Capdepera-Polizist positiv getestet nach Son Banya-Kontrolle – Fragen zur Kontrolle

Interim Suspension after Drug Find in Son Banya: An Isolated Case or a Systemic Problem?

An officer from Capdepera was provisionally suspended after a positive drug test and drugs were found in his car. The case raises questions about oversight, transparency and trust in the local police. A look at gaps and solutions.

Interim Suspension after Drug Find in Son Banya: An Isolated Case or a Systemic Problem?

Tarnished honour, a quiet morning: What the incident says about trust and oversight

Key question: Can public safety in Mallorca function credibly when a member of a local police force drives into a well-known drug sales area at night (see Major raid in Son Banya: Arrest of the alleged drug boss — and then?), tests positive during a stop and is later suspended without pay for 102 days?

The facts are clear: the incident occurred in November 2024. A police officer from Capdepera was off duty, left Son Banya and was searched during a traffic stop by the National Police. Drugs were found in the vehicle; the accused said they belonged to an accompanying person. Later, he also tested positive in a drug test. The municipal administration initiated disciplinary proceedings and the officer was suspended without pay for 102 days. The Balearic Institute for Public Safety was informed. The investigation is considered closed; further administrative measures have not yet been made public.

So much for the sober chronology. But the picture is not sober: Son Banya has stood for years for open small-scale drug dealing. Anyone who appears there knows what to expect. That a uniform was found in the trunk of a car is not only embarrassing; it sends a signal about the boundary between official duty and private life, between oversight and entanglement.

What is missing from the public discourse is an honest engagement with structural questions. Is the 102-day unpaid suspension a severe sanction or a half-hearted start? Who checks, after the procedure is completed, how resilient the unit's integrity really is? How often are unannounced tests carried out? Are uniforms and service equipment sufficiently secured? These points remain in the shadows.

An everyday scene many readers will recognize: it's a cool morning in Palma, Passeig Mallorca slowly fills up; the smell of café con leche mixes with the engine noise of buses, and behind the market sanitation workers call the paper bins together. In Capdepera itself you see the same small gestures: retirees with newspapers, delivery vans heading to construction sites. Such places live on trust. When the behaviour of individual officers scratches at that trust, it is not just a personnel matter – it affects neighbours, shopkeepers, parents and young people.

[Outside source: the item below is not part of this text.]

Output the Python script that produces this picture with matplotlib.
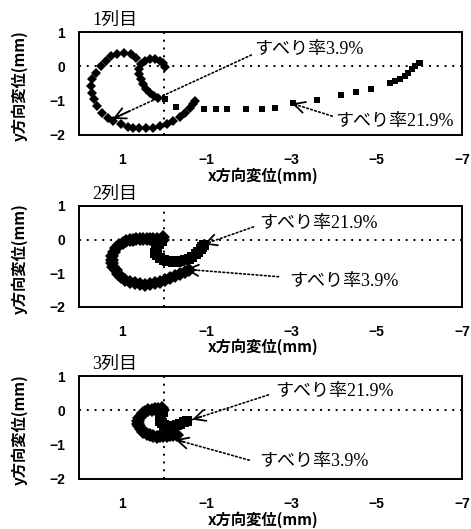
import matplotlib
matplotlib.use("Agg")
import matplotlib.pyplot as plt

JP = ["Noto Sans CJK JP", "DejaVu Sans"]
MIX = ["Liberation Serif", "Noto Sans CJK JP"]

titles = ["1列目", "2列目", "3列目"]
x_ticks = [1, -1, -3, -5, -7]
y_ticks = [1, 0, -1, -2]
label_39 = "すべり率3.9%"
label_219 = "すべり率21.9%"

# row 1
p1_39_x = [-0.03, 0.02, 0.10, 0.21, 0.34, 0.46, 0.54, 0.58, 0.58, 0.54, 0.50, 0.42, 0.34, 0.24, 0.14,
           0.66, 0.78, 0.94, 1.10, 1.25, 1.37, 1.49, 1.61, 1.69, 1.71, 1.69, 1.65, 1.57, 1.45, 1.33,
           1.21, 1.02, 0.86, 0.74, 0.58, 0.42, 0.26, 0.10, -0.06, -0.21, -0.37, -0.49, -0.61, -0.69, -0.73]
p1_39_y = [-0.01, 0.11, 0.16, 0.21, 0.22, 0.16, 0.06, -0.09, -0.23, -0.38, -0.52, -0.67, -0.77, -0.85, -0.91,
           0.25, 0.35, 0.38, 0.35, 0.30, 0.16, 0.01, -0.18, -0.38, -0.57, -0.77, -0.96, -1.16, -1.35, -1.50,
           -1.59, -1.69, -1.77, -1.81, -1.81, -1.81, -1.79, -1.74, -1.69, -1.59, -1.47, -1.35, -1.20, -1.11, -1.01]
p1_219_x = [-0.02, -0.29, -0.93, -1.21, -1.47, -1.93, -2.29, -2.60, -3.04, -3.60, -4.15, -4.51, -4.87,
            -5.30, -5.42, -5.54, -5.66, -5.74, -5.82, -5.90, -5.98, -6.02]
p1_219_y = [-0.94, -1.19, -1.25, -1.25, -1.25, -1.25, -1.23, -1.20, -1.08, -0.98, -0.84, -0.75, -0.65,
            -0.48, -0.43, -0.36, -0.28, -0.18, -0.09, 0.01, 0.09, 0.11]

# row 2
p2_39_x = [0.03, 0.02, 0.10, 0.17, 0.25, 0.33, 0.41, 0.49, 0.57, 0.65, 0.73, 0.81, 0.90, 0.97, 1.06, 1.13,
           1.18, 1.22, 1.23, 1.22, 1.19, 1.14, 1.08, 1.01, 0.91, 0.81, 0.69, 0.57, 0.45, 0.33, 0.21,
           0.09, -0.03, -0.14, -0.26, -0.38, -0.48, -0.58]
p2_39_y = [0.08, -0.02, 0.00, 0.01, 0.02, 0.01, 0.02, 0.01, 0.01, 0.01, 0.00, -0.01, -0.04, -0.09, -0.16, -0.24,
           -0.36, -0.49, -0.59, -0.69, -0.80, -0.91, -1.02, -1.11, -1.19, -1.25, -1.30, -1.33, -1.34, -1.33, -1.30,
           -1.26, -1.20, -1.13, -1.07, -1.01, -0.96, -0.91]
p2_219_x = [0.05, 0.12, 0.17, 0.20, 0.21, 0.17, 0.09, 0.00, -0.07, -0.14, -0.22, -0.30, -0.38, -0.48,
            -0.58, -0.66, -0.74, -0.80, -0.86, -0.90, -0.94]
p2_219_y = [-0.05, -0.12, -0.19, -0.29, -0.39, -0.47, -0.54, -0.59, -0.62, -0.64, -0.65, -0.65, -0.64, -0.61,
            -0.57, -0.51, -0.44, -0.37, -0.29, -0.22, -0.16]

# row 3
p3_39_x = [0.06, 0.02, 0.14, 0.21, 0.29, 0.37, 0.44, 0.49, 0.55, 0.59, 0.61, 0.61, 0.59, 0.55, 0.49,
           0.41, 0.33, 0.25, 0.17, 0.09, 0.02, -0.06, -0.14, -0.22, -0.30]
p3_39_y = [0.08, 0.02, 0.05, 0.03, 0.02, 0.00, -0.04, -0.09, -0.16, -0.23, -0.31, -0.39, -0.47, -0.55, -0.63,
           -0.69, -0.73, -0.76, -0.77, -0.76, -0.75, -0.74, -0.73, -0.72, -0.71]
p3_219_x = [0.02, 0.07, 0.10, 0.09, 0.06, 0.00, -0.06, -0.14, -0.22, -0.30, -0.38, -0.46, -0.54]
p3_219_y = [-0.05, -0.14, -0.22, -0.30, -0.37, -0.43, -0.47, -0.48, -0.47, -0.44, -0.39, -0.35, -0.32]

# (label, arrow tip, line start, text position) for each note
notes = [
    [(label_39, (1.21, -1.53), (-2.05, 0.33), (-2.12, 0.50)),
     (label_219, (-3.0, -1.08), (-3.95, -1.45), (-4.03, -1.60))],
    [(label_219, (-0.93, -0.14), (-2.10, 0.38), (-2.24, 0.48)),
     (label_39, (-0.50, -0.88), (-2.69, -1.10), (-2.93, -1.25))],
    [(label_219, (-0.66, -0.27), (-2.45, 0.45), (-2.60, 0.55)),
     (label_39, (-0.26, -0.85), (-2.00, -1.45), (-2.24, -1.50))],
]

series = [
    (p1_39_x, p1_39_y, p1_219_x, p1_219_y, 5.5, 4.5),
    (p2_39_x, p2_39_y, p2_219_x, p2_219_y, 7.0, 6.5),
    (p3_39_x, p3_39_y, p3_219_x, p3_219_y, 7.5, 7.0),
]

fig = plt.figure(figsize=(4.71, 5.29), dpi=100)
W, H = 471, 529
boxes = [(79, 32, 462, 135), (79, 206, 462, 307), (79, 376, 462, 479)]

for i, (l, t, r, b) in enumerate(boxes):
    ax = fig.add_axes([l / W, 1 - b / H, (r - l) / W, (b - t) / H])
    xd, yd, xs, ys, ms_d, ms_s = series[i]
    ax.plot(xd, yd, "D", color="black", ms=ms_d, mew=0, zorder=3)
    ax.plot(xs, ys, "s", color="black", ms=ms_s, mew=0, zorder=3)
    ax.axhline(0, color="black", lw=1.4, ls=(0, (1, 3)), zorder=1)
    ax.axvline(0, color="black", lw=1.4, ls=(0, (1, 3)), zorder=1)

    ax.set_xlim(2, -7)
    ax.set_ylim(-2, 1)
    ax.set_xticks(x_ticks)
    ax.set_yticks(y_ticks)
    ax.tick_params(length=0, labelsize=10)
    ax.tick_params(axis="x", pad=13)
    ax.tick_params(axis="y", pad=10)
    for lab in ax.get_xticklabels() + ax.get_yticklabels():
        lab.set_family("Liberation Sans")
        lab.set_fontweight("bold")
    for sp in ax.spines.values():
        sp.set_linewidth(1.4)

    ax.set_xlabel("x方向変位(mm)", family=JP, fontsize=11, fontweight="bold")
    ax.xaxis.set_label_coords(0.48, -0.31)
    ax.set_ylabel("y方向変位(mm)", family=JP, fontsize=11, fontweight="bold")
    ax.yaxis.set_label_coords(-0.135, 0.48)

    hgt = b - t
    ax.text(0.035, 1 + 12 / hgt, titles[i], transform=ax.transAxes, family=MIX,
            fontsize=13, ha="left", va="center")

    for text, tip, start, pos in notes[i]:
        ax.annotate("", xy=tip, xytext=start,
                    arrowprops=dict(arrowstyle="-", color="black", lw=1.2, ls=(0, (1, 1.5)),
                                    shrinkA=0, shrinkB=0))
        near = (tip[0] + 0.12 * (start[0] - tip[0]), tip[1] + 0.12 * (start[1] - tip[1]))
        ax.annotate("", xy=tip, xytext=near,
                    arrowprops=dict(arrowstyle="->,head_length=0.8,head_width=0.4",
                                    color="black", lw=1.3, shrinkA=0, shrinkB=0))
        ax.text(pos[0], pos[1], text, family=MIX, fontsize=13, ha="left", va="center")

fig.savefig("out.png", dpi=100)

Critical analysis: this case reveals not only individual misconduct but also gaps in prevention, oversight and transparency. The National Police carried out the stop, the local administration suspended the officer (see Drugs, Millions and Suspected Abuse of Office: What the Major Operation in Mallorca Reveals). Yet the process feels fragmented: notification to the Balearic Institute for Public Safety, then disciplinary proceedings, without the island public being able to follow which standards were applied. Without comprehensible clarification there is room for speculation (see Arrest of 'El Indio' in Palma: A Step Forward with Many Questions) – the wounds to public trust heal more slowly than any administrative act.

What is missing from the public debate, specifically:

1. A publicly accessible overview of disciplinary proceedings and their sanctions at the local level, anonymized but informative.

2. Transparent rules on how often off-duty checks may take place and what rights officers have in such cases.

3. Measures to secure uniforms and service equipment so that the impression is not created that official items are used privately.

Concrete solutions (not abstract demands, but practical steps):

1) Introduction of regular, unannounced drug tests for all security personnel on the island, accompanied by a binding protocol that safeguards data protection and the rule of law.

2) Establishment of an independent complaints office at regional level to review cases of police misconduct and publish reports in aggregated form.

3) Mandatory inventory lists for uniforms and equipment, regular checks by the municipal administration and clear sanctions for misuse.

4) Training on ethics in service, supplemented by low-threshold support offers for staff with personal problems – prevention rather than only punishment.

5) After the conclusion of judicial or disciplinary proceedings: a transparent feedback culture towards the public so that citizens know which consequences were actually taken.

Such measures cost time and money. But they cost less than the creeping loss of trust in places like Capdepera or neighbourhoods like Son Banya. If citizens take the police less seriously in the evenings, the risk increases that crimes are not reported, witnesses stay silent and prevention fails.

Conclusion: the individual case may appear as a human error. But the authorities' reaction and the way the matter is processed say more than the incident alone. 102 days without pay are a clear punishment – but not a complete answer. Those who want order to work in Mallorca must think beyond controls: transparency, independent oversight and concrete prevention measures. Otherwise, after years of small and large incidents, a feeling remains that is hard to dispel: people care about appearances, not the foundations of order.

In the end there is the simple truth you can hear on a street corner in Capdepera when the bakery takes its break: 'The police are for us, not against us.' If that is no longer a given, a disciplinary sheet is not enough; honest work on systems and relationships is needed.